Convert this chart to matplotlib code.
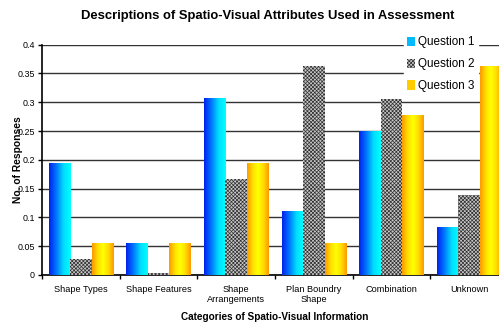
import numpy as np
import matplotlib
matplotlib.use("Agg")
from matplotlib import pyplot as plt
from matplotlib.colors import LinearSegmentedColormap
from matplotlib.patches import Patch

plt.rcParams['font.family'] = ['Liberation Sans', 'DejaVu Sans']
plt.rcParams['hatch.linewidth'] = 0.5

categories = ['Shape Types', 'Shape Features', 'Shape\nArrangements',
              'Plan Boundry\nShape', 'Combination', 'Unknown']
question1 = [0.194, 0.056, 0.307, 0.111, 0.250, 0.083]
question2 = [0.028, 0.003, 0.167, 0.363, 0.306, 0.139]
question3 = [0.056, 0.056, 0.194, 0.056, 0.278, 0.363]
series_names = ['Question 1', 'Question 2', 'Question 3']

blue_cmap = LinearSegmentedColormap.from_list(
    'q1', ['#0022ee', '#0077ff', '#00ddff', '#00ffff'])
gold_cmap = LinearSegmentedColormap.from_list(
    'q3', ['#ff9900', '#ffdd00', '#ffff00', '#ffdd00', '#ff9900'])

fig = plt.figure(figsize=(4.99, 3.25), dpi=100)
ax = fig.add_axes([42 / 499, 50 / 325, 466 / 499, 230.3 / 325])

x = np.arange(len(categories))
w = 0.275
grad = np.linspace(0, 1, 64).reshape(1, -1)


def gradient_bars(xs, vals, cmap):
    bars = ax.bar(xs, vals, w, color='none', edgecolor='none', zorder=3)
    for b in bars:
        x0, y0 = b.get_x(), b.get_y()
        im = ax.imshow(grad, cmap=cmap, aspect='auto', zorder=3,
                       extent=(x0, x0 + b.get_width(), y0, y0 + b.get_height()))
        im.set_clip_path(b)
    return bars


gradient_bars(x - w, question1, blue_cmap)
ax.bar(x, question2, w, color='#c8c8c8', edgecolor='#303030', hatch='xxxxxxxxx',
       linewidth=0, zorder=3)
gradient_bars(x + w, question3, gold_cmap)

ax.set_xlim(-0.5, len(categories) - 0.5)
ax.set_ylim(0, 0.4)
ax.set_yticks(np.arange(0, 0.41, 0.05))
ax.set_yticklabels(['0', '0.05', '0.1', '0.15', '0.2', '0.25', '0.3', '0.35', '0.4'])
ax.yaxis.grid(True, color='#333333', linewidth=1)
ax.set_axisbelow(True)

ax.set_xticks(x)
ax.set_xticklabels(categories, fontsize=6.6)
ax.set_xticks(np.arange(-0.5, len(categories), 1), minor=True)
ax.tick_params(axis='x', which='major', length=0, pad=7)
ax.tick_params(axis='x', which='minor', length=3, width=1, direction='out')
ax.tick_params(axis='y', length=3, width=1, labelsize=6.4, pad=2)
for side in ['top', 'right']:
    ax.spines[side].set_visible(False)
ax.spines['left'].set_linewidth(1.2)
ax.spines['bottom'].set_linewidth(1.2)

ax.set_xlabel('Categories of Spatio-Visual Information', fontsize=7.2,
              fontweight='bold', labelpad=6)
ax.set_ylabel('No. of Responses', fontsize=7.4, fontweight='bold', labelpad=-4)
fig.suptitle('Descriptions of Spatio-Visual Attributes Used in Assessment',
             x=268 / 499, y=0.968, fontsize=9.4, fontweight='bold')

handles = [Patch(facecolor='#00bbff'),
           Patch(facecolor='#c8c8c8', edgecolor='#303030', hatch='xxxxxxxxx', linewidth=0),
           Patch(facecolor='#ffcc00')]
leg = fig.legend(handles, series_names, loc='upper left',
                 bbox_to_anchor=(398 / 499, 1 - 27 / 325), fontsize=8.4,
                 handlelength=0.65, handleheight=0.85, handletextpad=0.3,
                 labelspacing=0.85, borderpad=0.3, frameon=True, fancybox=False)
leg.get_frame().set_edgecolor('white')
leg.get_frame().set_facecolor('white')
leg.get_frame().set_alpha(1)

fig.savefig('out.png', dpi=100)
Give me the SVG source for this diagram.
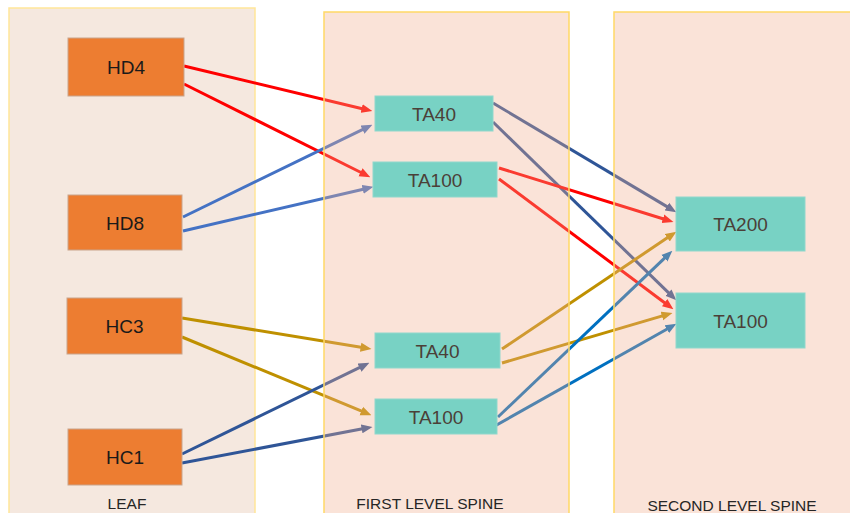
<svg xmlns="http://www.w3.org/2000/svg" width="850" height="513" viewBox="0 0 850 513">
<defs>
<style>
.lbl{font-family:"Liberation Sans",Arial,sans-serif;font-size:15.5px;fill:#262626;text-anchor:middle}
.hn rect{fill:#ED7D31;stroke:#C9A48C;stroke-width:1}
.hn text{font-family:"Liberation Sans",Arial,sans-serif;font-size:19px;fill:#1A1A1A;text-anchor:middle}
.tn rect{fill:#78D2C4;stroke:#8FD8CC;stroke-width:1}
.tn text{font-family:"Liberation Sans",Arial,sans-serif;font-size:19px;fill:#4B4038;text-anchor:middle}
.c line{stroke-width:3;fill:none}
.red{stroke:#FF0000}
.blu{stroke:#4472C4}
.dbl{stroke:#2F5597}
.gld{stroke:#BF9000}
.bbl{stroke:#0070C0}
.tint{fill:#F1AD8D;fill-opacity:0.34;stroke:#FFD966;stroke-width:1.5}
</style>
<marker id="mr" markerUnits="userSpaceOnUse" markerWidth="11" markerHeight="10" viewBox="0 0 11 10" refX="5" refY="5" orient="auto"><path d="M0,0.5 L11,5 L0,9.5 z" fill="#FF0000"/></marker>
<marker id="mb" markerUnits="userSpaceOnUse" markerWidth="11" markerHeight="10" viewBox="0 0 11 10" refX="5" refY="5" orient="auto"><path d="M0,0.5 L11,5 L0,9.5 z" fill="#4472C4"/></marker>
<marker id="md" markerUnits="userSpaceOnUse" markerWidth="11" markerHeight="10" viewBox="0 0 11 10" refX="5" refY="5" orient="auto"><path d="M0,0.5 L11,5 L0,9.5 z" fill="#2F5597"/></marker>
<marker id="mg" markerUnits="userSpaceOnUse" markerWidth="11" markerHeight="10" viewBox="0 0 11 10" refX="5" refY="5" orient="auto"><path d="M0,0.5 L11,5 L0,9.5 z" fill="#BF9000"/></marker>
<marker id="mbb" markerUnits="userSpaceOnUse" markerWidth="11" markerHeight="10" viewBox="0 0 11 10" refX="5" refY="5" orient="auto"><path d="M0,0.5 L11,5 L0,9.5 z" fill="#0070C0"/></marker>
</defs>
<rect width="850" height="513" fill="#FFFFFF"/>
<g id="panel-leaf"><rect x="9" y="8" width="246" height="520" fill="#F5E8DF" stroke="#FFE699" stroke-width="1.5"/></g>
<g id="connectors" class="c">
<line class="red" x1="184" y1="66" x2="366.5" y2="109.7" marker-end="url(#mr)"/>
<line class="red" x1="184" y1="84" x2="365" y2="174.5" marker-end="url(#mr)"/>
<line class="blu" x1="183" y1="217" x2="367" y2="127.4" marker-end="url(#mb)"/>
<line class="blu" x1="183" y1="231" x2="367.6" y2="188.2" marker-end="url(#mb)"/>
<line class="dbl" x1="493" y1="103" x2="671.2" y2="209.1" marker-end="url(#md)"/>
<line class="dbl" x1="493" y1="122" x2="672" y2="296.1" marker-end="url(#md)"/>
<line class="red" x1="499" y1="168" x2="667.7" y2="220.3" marker-end="url(#mr)"/>
<line class="red" x1="499" y1="179" x2="668.6" y2="305.7" marker-end="url(#mr)"/>
<line class="gld" x1="182" y1="318" x2="365.6" y2="348.1" marker-end="url(#mg)"/>
<line class="gld" x1="182" y1="337" x2="365.9" y2="412.9" marker-end="url(#mg)"/>
<line class="dbl" x1="182" y1="454" x2="364" y2="365.4" marker-end="url(#md)"/>
<line class="dbl" x1="182" y1="463" x2="366.6" y2="428" marker-end="url(#md)"/>
<line class="gld" x1="502" y1="349" x2="671.4" y2="235.1" marker-end="url(#mg)"/>
<line class="gld" x1="502" y1="363" x2="666.7" y2="314.6" marker-end="url(#mg)"/>
<line class="bbl" x1="498" y1="417" x2="668" y2="254.8" marker-end="url(#mbb)"/>
<line class="bbl" x1="493" y1="427" x2="671.2" y2="326.7" marker-end="url(#mbb)"/>
</g>
<g id="panel-first"><rect class="tint" x="324" y="12" width="245" height="520"/></g>
<g id="panel-second"><rect class="tint" x="614" y="12" width="260" height="520"/></g>
<g id="HD4" class="hn"><rect x="68" y="38" width="116" height="58"/><text x="126" y="74">HD4</text></g>
<g id="HD8" class="hn"><rect x="68" y="195" width="114" height="55"/><text x="125" y="229.5">HD8</text></g>
<g id="HC3" class="hn"><rect x="67" y="298" width="115" height="56"/><text x="124.5" y="333">HC3</text></g>
<g id="HC1" class="hn"><rect x="68" y="429" width="114" height="56"/><text x="125" y="464">HC1</text></g>
<g id="TA40-1" class="tn"><rect x="375" y="96" width="118" height="35"/><text x="434" y="120.5">TA40</text></g>
<g id="TA100-1" class="tn"><rect x="373" y="162" width="124" height="35"/><text x="435" y="186.5">TA100</text></g>
<g id="TA40-2" class="tn"><rect x="375" y="333" width="125" height="35"/><text x="437.5" y="357.5">TA40</text></g>
<g id="TA100-2" class="tn"><rect x="375" y="399" width="122" height="35"/><text x="436" y="423.5">TA100</text></g>
<g id="TA200" class="tn"><rect x="676" y="197" width="129" height="54"/><text x="740.5" y="231">TA200</text></g>
<g id="TA100-3" class="tn"><rect x="676" y="293" width="129" height="55"/><text x="740.5" y="327.5">TA100</text></g>
<text class="lbl" x="127" y="509">LEAF</text>
<text class="lbl" x="430" y="509">FIRST LEVEL SPINE</text>
<text class="lbl" x="732" y="511">SECOND LEVEL SPINE</text>
</svg>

------------------------------------------------------------------------

What is expected: Repeat the listing above exactly from its first line to the line containing "plt.rcParams['hatch.linewidth'] = 0.5", both included, and omit the pictures.

Solution for this task:
Convert this chart to matplotlib code.
import numpy as np
import matplotlib
matplotlib.use("Agg")
from matplotlib import pyplot as plt
from matplotlib.colors import LinearSegmentedColormap
from matplotlib.patches import Patch

plt.rcParams['font.family'] = ['Liberation Sans', 'DejaVu Sans']
plt.rcParams['hatch.linewidth'] = 0.5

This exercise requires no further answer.